What I take issue with is the fact that risk, and only risk, is under the control of the trader. Let me rephrase that; risk is the only trading parameter that the trader can control.. Think about that for a moment. When you place a stop on your trade you have absolutely controlled your risk. If your trade moves against you, and you are stopped out, you will lose exactly the amount of money that you had pre-determined that you were willing to lose. You knew it up front, you controlled it and there was no question of it ever being more than you were willing to allow. Compare that to your reward. Can you control your reward? Can you predetermine that a winning trade will have a reward of $XX or a ratio of reward to risk of 1:1? Or any other number? Absolutely not. If we are so lucky as to have our trade move favorably, we will never know how far it will move or what path it will take to get there.

So to say that we should use stops and limits to enforce a risk/reward ratio of 1:1 or higher, is in my opinion just plain hooey! You cannot do it. Here is a web quote from someone who runs a training program for forex traders: The reward is the gain in the currency price that the trader is hoping to earn from the currency price movement. Well, golly! I hope to make 1000 pips on every trade! My reward to risk ratio is really large.

That is not to say, however, that we cannot choose to trade with a methodology that gives us an edge that price will move in our preferred direction. In addition, we can analyzed the market conditions to determine where price might first falter, which can be seen as our minimum expected reward. If that minimum expected reward is equal or better than the predetermined risk that we have set, then we have a trade that meets our minimum reward to risk criteria and we should consider taking the trade.. That is what the conclusion of this study should have stated. Minimum expected reward does not "enforce" a certain result, but it does give you a probability of achieving a certain result. And that is the best we can do. Fortunately, there are Forex mentors and teachers that understand this and we are fortunate to have some of them here at ForexMentor.

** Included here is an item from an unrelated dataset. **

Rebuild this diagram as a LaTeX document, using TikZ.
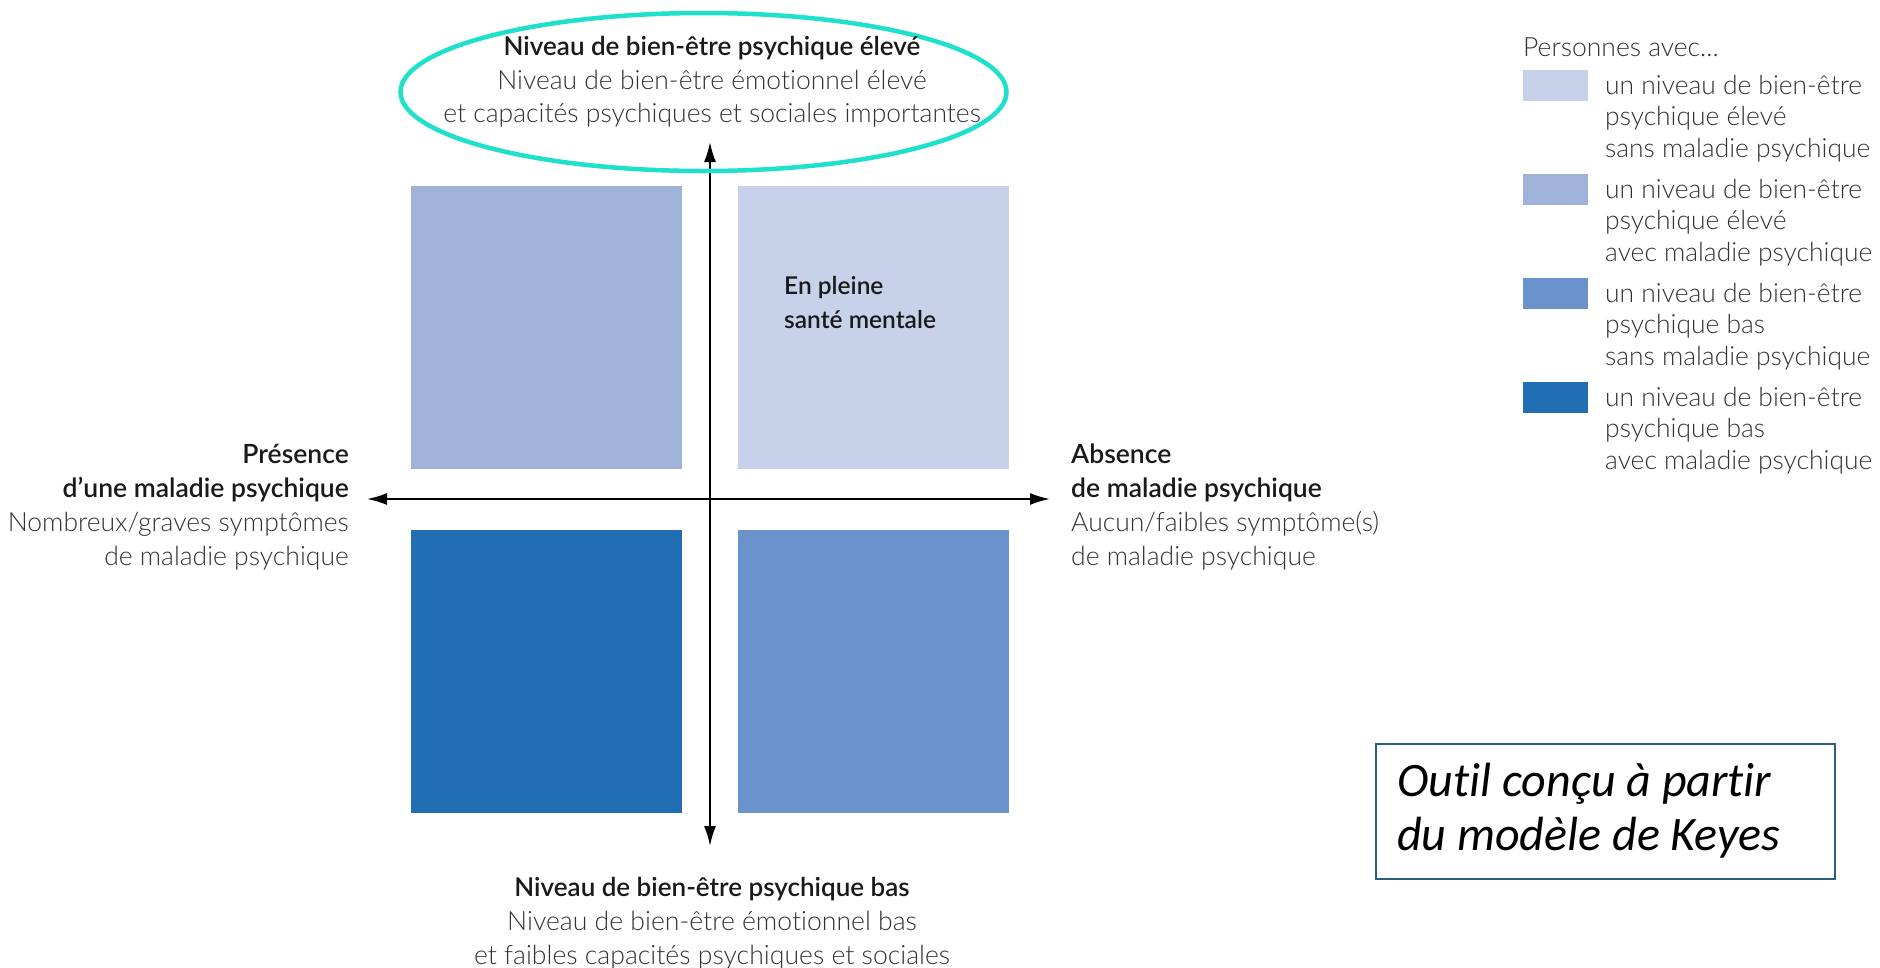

I like to think of price as following Newton's First Law of Motion: every object in uniform motion tends to remain in that state of motion unless an external force is applied to it. To me, that external force is either support or resistance. So, if we trade with a strategy that we know has an edge and that edge will allow us to reasonably expect a movement in a given direction, the question then becomes how far can we expect it to move. The answer is until an external force is applied to it; until it encounters support or resistance. We are all familiar with the various support/resistance characteristic of the market and we all have favorites.

For instance, I favor old highs and lows that have not been recently molested by price; Fibonacci levels; and to a lesser degree, trend lines. I do not regularly use Pivots or Moving Averages. I also like to see a confluence of more than one support or resistance level which I think strengthens the probability of price respecting it. So once I have decided to entered a trade, I determine where I will place my stop, and then I look to where price will first encounters support or resistance which could bring it to a stop. That will be my minimum expected reward for a successful trade and it must give me an acceptable reward to risk ratio. It does not enforce a reward to risk ratio, but it is a realistic expectation, based on probability. And that is sufficient.

Every trader has their favorite way of identifying where price might first falter. They should use that concept to determine their expected reward for a trade and use that as a means of calculating reward to risk ratio. Then, and only then, can they reasonably expect to consistently trade with a reward/risk ratio of 1:1 or higher.